(Entries with chart source code)
[Begin]
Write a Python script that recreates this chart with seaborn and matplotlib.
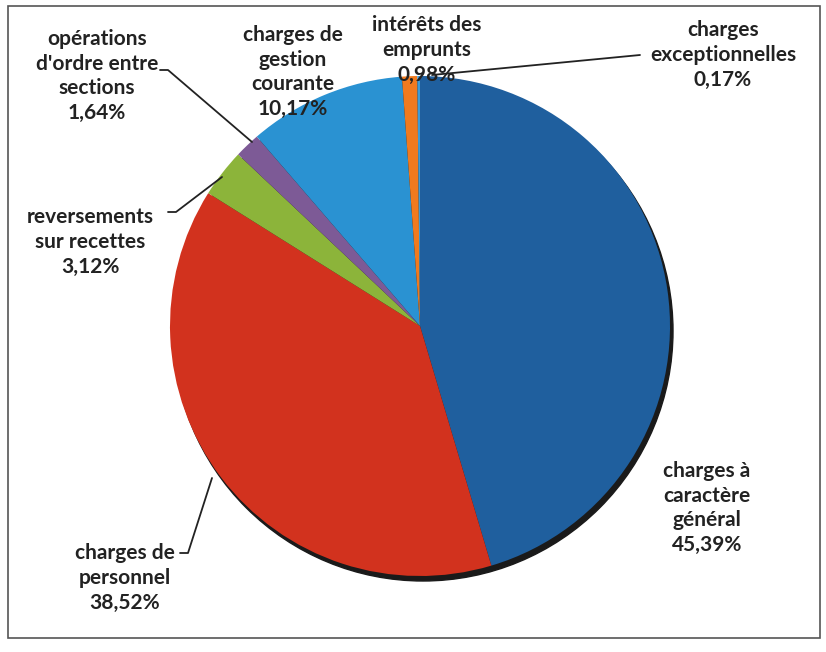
import matplotlib
matplotlib.use("Agg")
import matplotlib.pyplot as plt
import seaborn as sns
from matplotlib.patches import Circle, Rectangle

categories = [
    "charges à\ncaractère\ngénéral",
    "charges de\npersonnel",
    "reversements\nsur recettes",
    "opérations\nd'ordre entre\nsections",
    "charges de\ngestion\ncourante",
    "intérêts des\nemprunts",
    "charges\nexceptionnelles",
]
shares = [45.39, 38.52, 3.12, 1.64, 10.17, 0.98, 0.17]
colors = ["#1f5f9e", "#d2321e", "#8cb43a", "#7d5a96", "#2a92d2", "#f07a1e", "#3a9bd8"]

sns.set_theme(style="white")
plt.rcParams["font.family"] = ["Lato", "DejaVu Sans"]

fig = plt.figure(figsize=(8.26, 6.52), dpi=100)
ax = fig.add_axes([0, 0, 1, 1])

cx, cy, r = 420, 326, 250

# shadow under the pie
ax.add_patch(Circle((cx + 3, cy + 5), r, color="#1a1a1a", zorder=1))

# y axis is inverted below, so data-counterclockwise reads clockwise on screen
wedges, _ = ax.pie(
    shares, colors=colors, startangle=-90, counterclock=True,
    center=(cx, cy), radius=r, frame=True,
    wedgeprops=dict(linewidth=0, zorder=2),
)
ax.set_xlim(0, 826)
ax.set_ylim(652, 0)
ax.set_aspect("equal")
ax.axis("off")

def fmt(v):
    return f"{v:.2f}".replace(".", ",") + "%"

label_pos = [(707, 508), (125, 578), (90, 242), (97, 76), (293, 72), (427, 50), (723, 55)]
for name, v, (x, y) in zip(categories, shares, label_pos):
    ax.text(x, y, f"{name}\n{fmt(v)}", ha="center", va="center",
            fontsize=15, fontweight="bold", color="#222222",
            linespacing=1.3, zorder=5)

# leader lines
lines = [
    [(160, 70), (168, 70), (252, 142)],
    [(168, 212), (176, 212), (222, 177)],
    [(180, 553), (188, 553), (212, 478)],
    [(640, 55), (432, 75)],
]
for pts in lines:
    xs, ys = zip(*pts)
    ax.plot(xs, ys, color="#222222", lw=1.3, zorder=4)

ax.add_patch(Rectangle((8, 6), 812, 632, fill=False, edgecolor="#555555", lw=1.2, zorder=6))

fig.savefig("out.png", dpi=100)
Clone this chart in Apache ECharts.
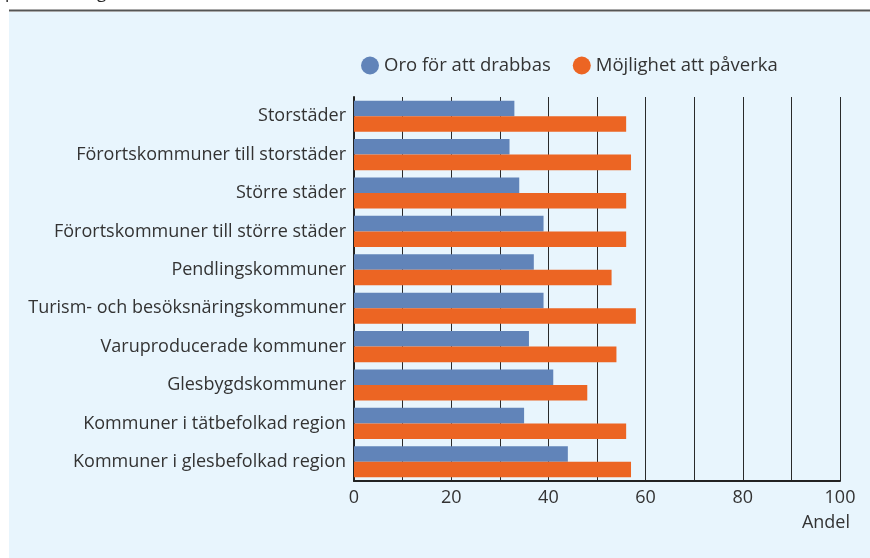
<!DOCTYPE html>
<html>
<head>
<meta charset="utf-8">
<script src="https://cdn.jsdelivr.net/npm/echarts@6/dist/echarts.min.js"></script>
<style>
html,body{margin:0;padding:0;background:#fff;}
#chart{width:870px;height:558px;}
</style>
</head>
<body>
<div id="chart"></div>
<script>
// data
const categories = [
  'Storstäder',
  'Förortskommuner till storstäder',
  'Större städer',
  'Förortskommuner till större städer',
  'Pendlingskommuner',
  'Turism- och besöksnäringskommuner',
  'Varuproducerade kommuner',
  'Glesbygdskommuner',
  'Kommuner i tätbefolkad region',
  'Kommuner i glesbefolkad region'
];
const oro = [33, 32, 34, 39, 37, 39, 36, 41, 35, 44];
const paverka = [56, 57, 56, 56, 53, 58, 54, 48, 56, 57];
const seriesNames = ['Oro för att drabbas', 'Möjlighet att påverka'];

const font = '"Open Sans", sans-serif';
const txt = '#333';

let chart = echarts.init(document.getElementById('chart'));
chart.setOption({
  backgroundColor: '#fff',
  textStyle: {fontFamily: font},
  graphic: [
    {type: 'rect', shape: {x: 9, y: 12, width: 861, height: 546}, style: {fill: '#e8f5fd'}, z: -10},
    {type: 'line', shape: {x1: 9, y1: 10.5, x2: 870, y2: 10.5}, style: {stroke: '#555', lineWidth: 2}, z: -9},
    {type: 'text', left: 5, top: -15, style: {text: 'personal i egen kommun inom vissa år', font: '17px ' + font, fill: '#222'}, z: -8}
  ],
  legend: {
    left: 356,
    top: 51,
    icon: 'circle',
    itemWidth: 18,
    itemHeight: 18,
    itemGap: 22,
    textStyle: {fontSize: 18.5, color: txt, fontFamily: font},
    data: seriesNames
  },
  grid: {left: 354, right: 30, top: 97, bottom: 77},
  xAxis: {
    type: 'value',
    min: 0,
    max: 100,
    interval: 10,
    name: 'Andel',
    nameLocation: 'end',
    nameGap: 10,
    nameTextStyle: {fontSize: 18, color: txt, align: 'right', verticalAlign: 'top', padding: [33, 0, 0, 0]},
    axisLine: {show: true, lineStyle: {color: '#222', width: 2}},
    axisTick: {show: false},
    axisLabel: {
      fontSize: 18, color: txt, margin: 8,
      formatter: v => (v % 20 === 0 ? v : '')
    },
    splitLine: {show: true, lineStyle: {color: '#2a2a2a', width: 1}}
  },
  yAxis: {
    type: 'category',
    data: categories,
    inverse: true,
    axisLine: {show: true, lineStyle: {color: '#222', width: 2}},
    axisTick: {show: false},
    axisLabel: {fontSize: 18, color: txt, margin: 8, padding: [7, 0, 0, 0]}
  },
  series: [
    {name: seriesNames[0], type: 'bar', data: oro, itemStyle: {color: '#6184b9'}, barGap: '0%', barCategoryGap: '19%'},
    {name: seriesNames[1], type: 'bar', data: paverka, itemStyle: {color: '#ec6523'}, barGap: '0%', barCategoryGap: '19%'}
  ]
});
</script>
</body>
</html>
[End]
• **To be done**: Repeat all the records above exactly, leaving out any pictures.

• **Final result**:
Write a Python script that recreates this chart with seaborn and matplotlib.
import matplotlib
matplotlib.use("Agg")
import matplotlib.pyplot as plt
import seaborn as sns
from matplotlib.patches import Circle, Rectangle

categories = [
    "charges à\ncaractère\ngénéral",
    "charges de\npersonnel",
    "reversements\nsur recettes",
    "opérations\nd'ordre entre\nsections",
    "charges de\ngestion\ncourante",
    "intérêts des\nemprunts",
    "charges\nexceptionnelles",
]
shares = [45.39, 38.52, 3.12, 1.64, 10.17, 0.98, 0.17]
colors = ["#1f5f9e", "#d2321e", "#8cb43a", "#7d5a96", "#2a92d2", "#f07a1e", "#3a9bd8"]

sns.set_theme(style="white")
plt.rcParams["font.family"] = ["Lato", "DejaVu Sans"]

fig = plt.figure(figsize=(8.26, 6.52), dpi=100)
ax = fig.add_axes([0, 0, 1, 1])

cx, cy, r = 420, 326, 250

# shadow under the pie
ax.add_patch(Circle((cx + 3, cy + 5), r, color="#1a1a1a", zorder=1))

# y axis is inverted below, so data-counterclockwise reads clockwise on screen
wedges, _ = ax.pie(
    shares, colors=colors, startangle=-90, counterclock=True,
    center=(cx, cy), radius=r, frame=True,
    wedgeprops=dict(linewidth=0, zorder=2),
)
ax.set_xlim(0, 826)
ax.set_ylim(652, 0)
ax.set_aspect("equal")
ax.axis("off")

def fmt(v):
    return f"{v:.2f}".replace(".", ",") + "%"

label_pos = [(707, 508), (125, 578), (90, 242), (97, 76), (293, 72), (427, 50), (723, 55)]
for name, v, (x, y) in zip(categories, shares, label_pos):
    ax.text(x, y, f"{name}\n{fmt(v)}", ha="center", va="center",
            fontsize=15, fontweight="bold", color="#222222",
            linespacing=1.3, zorder=5)

# leader lines
lines = [
    [(160, 70), (168, 70), (252, 142)],
    [(168, 212), (176, 212), (222, 177)],
    [(180, 553), (188, 553), (212, 478)],
    [(640, 55), (432, 75)],
]
for pts in lines:
    xs, ys = zip(*pts)
    ax.plot(xs, ys, color="#222222", lw=1.3, zorder=4)

ax.add_patch(Rectangle((8, 6), 812, 632, fill=False, edgecolor="#555555", lw=1.2, zorder=6))

fig.savefig("out.png", dpi=100)
Clone this chart in Apache ECharts.
<!DOCTYPE html>
<html>
<head>
<meta charset="utf-8">
<script src="https://cdn.jsdelivr.net/npm/echarts@6/dist/echarts.min.js"></script>
<style>
html,body{margin:0;padding:0;background:#fff;}
#chart{width:870px;height:558px;}
</style>
</head>
<body>
<div id="chart"></div>
<script>
// data
const categories = [
  'Storstäder',
  'Förortskommuner till storstäder',
  'Större städer',
  'Förortskommuner till större städer',
  'Pendlingskommuner',
  'Turism- och besöksnäringskommuner',
  'Varuproducerade kommuner',
  'Glesbygdskommuner',
  'Kommuner i tätbefolkad region',
  'Kommuner i glesbefolkad region'
];
const oro = [33, 32, 34, 39, 37, 39, 36, 41, 35, 44];
const paverka = [56, 57, 56, 56, 53, 58, 54, 48, 56, 57];
const seriesNames = ['Oro för att drabbas', 'Möjlighet att påverka'];

const font = '"Open Sans", sans-serif';
const txt = '#333';

let chart = echarts.init(document.getElementById('chart'));
chart.setOption({
  backgroundColor: '#fff',
  textStyle: {fontFamily: font},
  graphic: [
    {type: 'rect', shape: {x: 9, y: 12, width: 861, height: 546}, style: {fill: '#e8f5fd'}, z: -10},
    {type: 'line', shape: {x1: 9, y1: 10.5, x2: 870, y2: 10.5}, style: {stroke: '#555', lineWidth: 2}, z: -9},
    {type: 'text', left: 5, top: -15, style: {text: 'personal i egen kommun inom vissa år', font: '17px ' + font, fill: '#222'}, z: -8}
  ],
  legend: {
    left: 356,
    top: 51,
    icon: 'circle',
    itemWidth: 18,
    itemHeight: 18,
    itemGap: 22,
    textStyle: {fontSize: 18.5, color: txt, fontFamily: font},
    data: seriesNames
  },
  grid: {left: 354, right: 30, top: 97, bottom: 77},
  xAxis: {
    type: 'value',
    min: 0,
    max: 100,
    interval: 10,
    name: 'Andel',
    nameLocation: 'end',
    nameGap: 10,
    nameTextStyle: {fontSize: 18, color: txt, align: 'right', verticalAlign: 'top', padding: [33, 0, 0, 0]},
    axisLine: {show: true, lineStyle: {color: '#222', width: 2}},
    axisTick: {show: false},
    axisLabel: {
      fontSize: 18, color: txt, margin: 8,
      formatter: v => (v % 20 === 0 ? v : '')
    },
    splitLine: {show: true, lineStyle: {color: '#2a2a2a', width: 1}}
  },
  yAxis: {
    type: 'category',
    data: categories,
    inverse: true,
    axisLine: {show: true, lineStyle: {color: '#222', width: 2}},
    axisTick: {show: false},
    axisLabel: {fontSize: 18, color: txt, margin: 8, padding: [7, 0, 0, 0]}
  },
  series: [
    {name: seriesNames[0], type: 'bar', data: oro, itemStyle: {color: '#6184b9'}, barGap: '0%', barCategoryGap: '19%'},
    {name: seriesNames[1], type: 'bar', data: paverka, itemStyle: {color: '#ec6523'}, barGap: '0%', barCategoryGap: '19%'}
  ]
});
</script>
</body>
</html>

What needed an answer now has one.